We run this for every (layer, candidate config) pair and score each candidate against the baseline with PSNR to yield a sensitivity table. The first five layers look like this:

Layer

Config

Size (KB)

Sensitivity (PSNR)

conv1

2-bit

2.31

22.79

conv1

4-bit

4.66

31.64

conv1

6-bit

7.14

44.27

layer1.0.conv1

2-bit

1.02

31.89

layer1.0.conv1

4-bit

2.06

44.98

layer1.0.conv1

6-bit

3.25

55.60

layer1.0.conv2

2-bit

9.02

36.42

layer1.0.conv2

4-bit

18.06

47.21

layer1.0.conv2

6-bit

27.25

57.06

layer1.0.conv3

2-bit

4.02

35.17

layer1.0.conv3

4-bit

8.06

48.50

layer1.0.conv3

6-bit

12.25

59.20

layer1.0.downsample.0

2-bit

4.02

28.24

layer1.0.downsample.0

4-bit

8.06

40.45

layer1.0.downsample.0

6-bit

12.25

52.55

Higher PSNR means lower sensitivity — that bitwidth distorts the layer’s output less.

Recipe generation

We run the greedy recipe generation on the sensitivity table with a target BPW of 4, which assigns all 54 layers and realizes a BPW of 3.95. The bitwidth distribution is:

  • 2 layers at 6-bit (most sensitive): conv1, layer1.0.downsample.0

  • 50 layers at 4-bit

  • 2 layers at 2-bit (least sensitive): layer1.1.conv1, layer3.4.conv2

Results

Comparing against the FP16 baseline and uniform 4-bit:

Configuration

BPW

Size (MB)

Top-1 accuracy

FP16 baseline

16

48.64

75.02%

uniform 4-bit

4

12.16

65.87%

mixed precision (target 4)

3.95

12.03

70.27%

At a slightly lower BPW than uniform 4-bit, mixed precision lifts top-1 accuracy from 65.87% to 70.27% — recovering more than four percentage points of the gap to the FP16 baseline — by spending its bit budget on the layers that are more sensitive.

Accuracy vs BPW graph

We sweep the target BPW from 2 to 6 to trace out the curve below.

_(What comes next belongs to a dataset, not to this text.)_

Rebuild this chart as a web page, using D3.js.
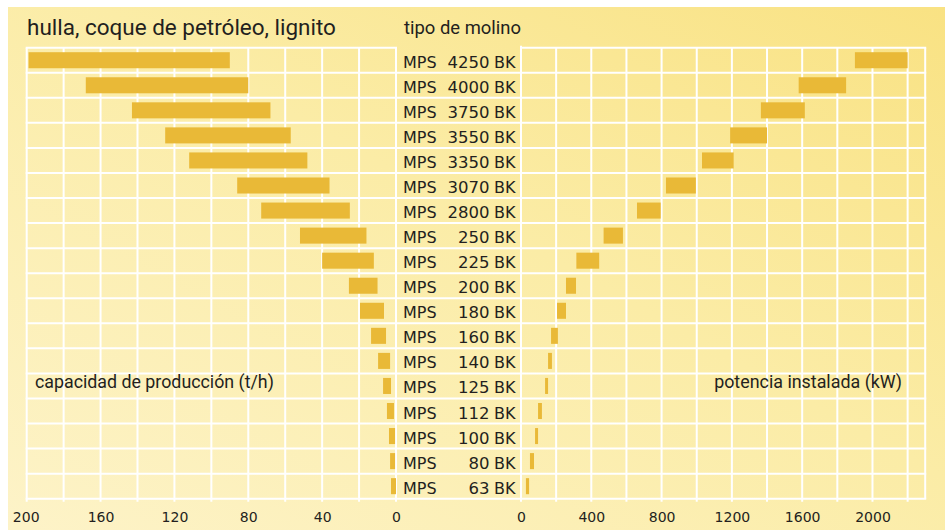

Accuracy vs realized BPW for greedy mixed-precision recipes on ResNet50

The inflection sits at around 4.0 realized BPW: below it, every additional 0.5 BPW buys us 15-35 percentage points of accuracy; above it, gains drop to 1-2 points per 0.5 BPW as the curve flattens toward the FP16 baseline.

Summary

At the same model size, mixed-precision palettization significantly narrowed the gap to the FP16 baseline compared to uniform 4-bit palettization.